Looking at the listing beneath, work out how many lines hold "LaTeX" and report only that figure.

• Given information
========================================================================

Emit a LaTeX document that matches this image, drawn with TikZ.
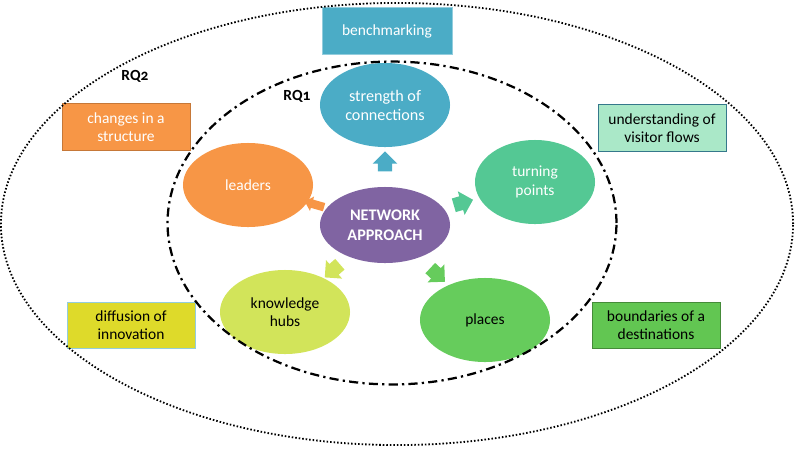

========================================================================

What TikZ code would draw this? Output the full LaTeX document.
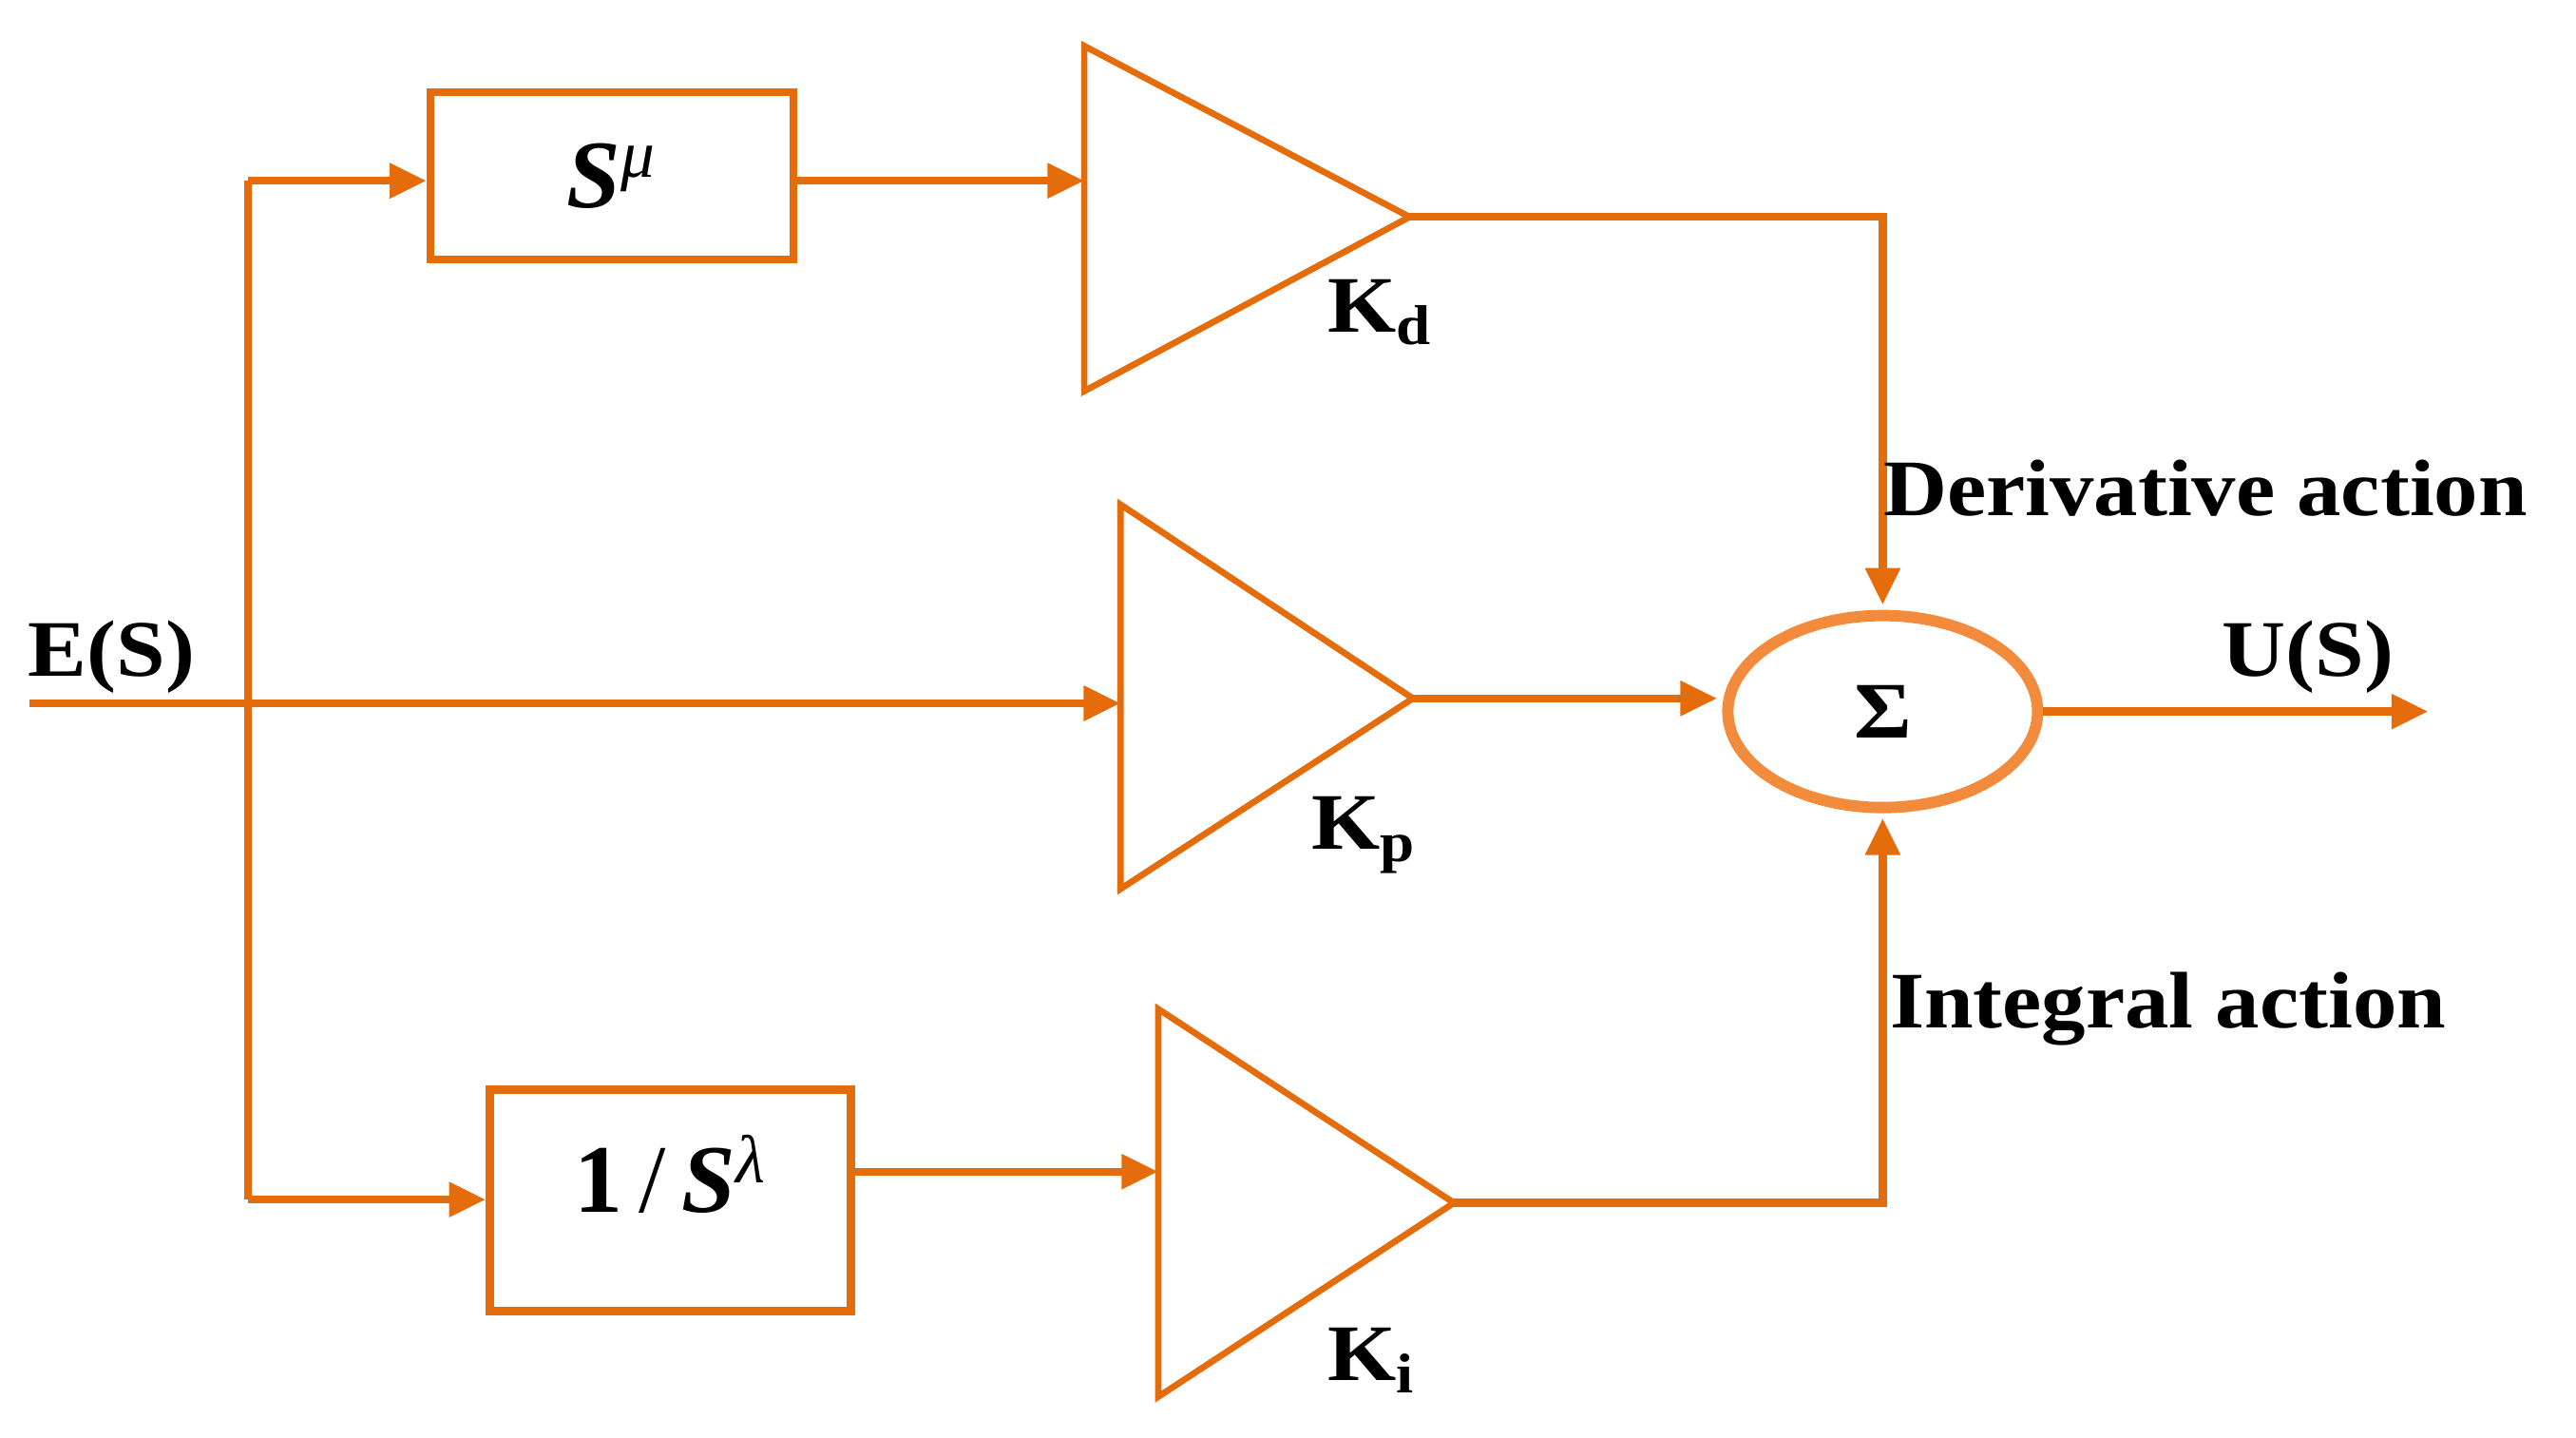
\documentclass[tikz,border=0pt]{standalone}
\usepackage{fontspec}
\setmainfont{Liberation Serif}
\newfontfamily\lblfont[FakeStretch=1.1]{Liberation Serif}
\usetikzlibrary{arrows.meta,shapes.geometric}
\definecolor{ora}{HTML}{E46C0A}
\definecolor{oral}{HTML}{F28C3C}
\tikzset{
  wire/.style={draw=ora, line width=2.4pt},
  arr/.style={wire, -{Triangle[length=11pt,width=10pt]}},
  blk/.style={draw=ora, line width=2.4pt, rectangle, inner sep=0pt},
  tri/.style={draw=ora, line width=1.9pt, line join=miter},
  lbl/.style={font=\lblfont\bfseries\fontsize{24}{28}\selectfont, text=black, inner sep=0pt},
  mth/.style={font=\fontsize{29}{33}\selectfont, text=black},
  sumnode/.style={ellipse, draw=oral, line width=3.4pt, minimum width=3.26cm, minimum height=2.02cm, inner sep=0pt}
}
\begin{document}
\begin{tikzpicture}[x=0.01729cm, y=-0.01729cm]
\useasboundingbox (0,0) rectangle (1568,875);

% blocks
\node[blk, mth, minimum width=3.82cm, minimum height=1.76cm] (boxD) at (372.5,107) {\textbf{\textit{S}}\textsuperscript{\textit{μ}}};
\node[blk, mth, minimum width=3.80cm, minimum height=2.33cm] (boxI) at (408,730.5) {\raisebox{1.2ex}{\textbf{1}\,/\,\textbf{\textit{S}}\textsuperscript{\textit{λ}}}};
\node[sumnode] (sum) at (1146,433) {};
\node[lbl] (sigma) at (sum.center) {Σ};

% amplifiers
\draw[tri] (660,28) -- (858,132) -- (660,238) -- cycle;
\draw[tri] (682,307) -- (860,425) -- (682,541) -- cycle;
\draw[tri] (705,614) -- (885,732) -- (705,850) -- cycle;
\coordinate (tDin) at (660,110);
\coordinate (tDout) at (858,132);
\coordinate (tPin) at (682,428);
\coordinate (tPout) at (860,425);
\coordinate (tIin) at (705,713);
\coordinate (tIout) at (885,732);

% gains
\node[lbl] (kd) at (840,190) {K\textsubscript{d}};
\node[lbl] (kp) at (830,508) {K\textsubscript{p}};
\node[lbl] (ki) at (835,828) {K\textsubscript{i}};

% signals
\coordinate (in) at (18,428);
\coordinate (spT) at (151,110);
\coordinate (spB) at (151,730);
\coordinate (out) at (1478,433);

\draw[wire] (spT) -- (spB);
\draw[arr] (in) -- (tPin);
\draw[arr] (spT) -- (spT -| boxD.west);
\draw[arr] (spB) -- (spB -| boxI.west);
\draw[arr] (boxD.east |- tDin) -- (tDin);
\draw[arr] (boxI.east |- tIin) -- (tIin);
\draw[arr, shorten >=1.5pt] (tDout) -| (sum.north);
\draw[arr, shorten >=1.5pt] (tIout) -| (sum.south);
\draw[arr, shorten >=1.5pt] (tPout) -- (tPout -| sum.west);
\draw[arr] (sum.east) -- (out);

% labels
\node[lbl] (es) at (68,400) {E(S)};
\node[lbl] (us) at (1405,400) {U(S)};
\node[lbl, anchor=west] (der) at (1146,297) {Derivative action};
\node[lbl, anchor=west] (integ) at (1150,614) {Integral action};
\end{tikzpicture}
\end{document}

========================================================================

• Response below
2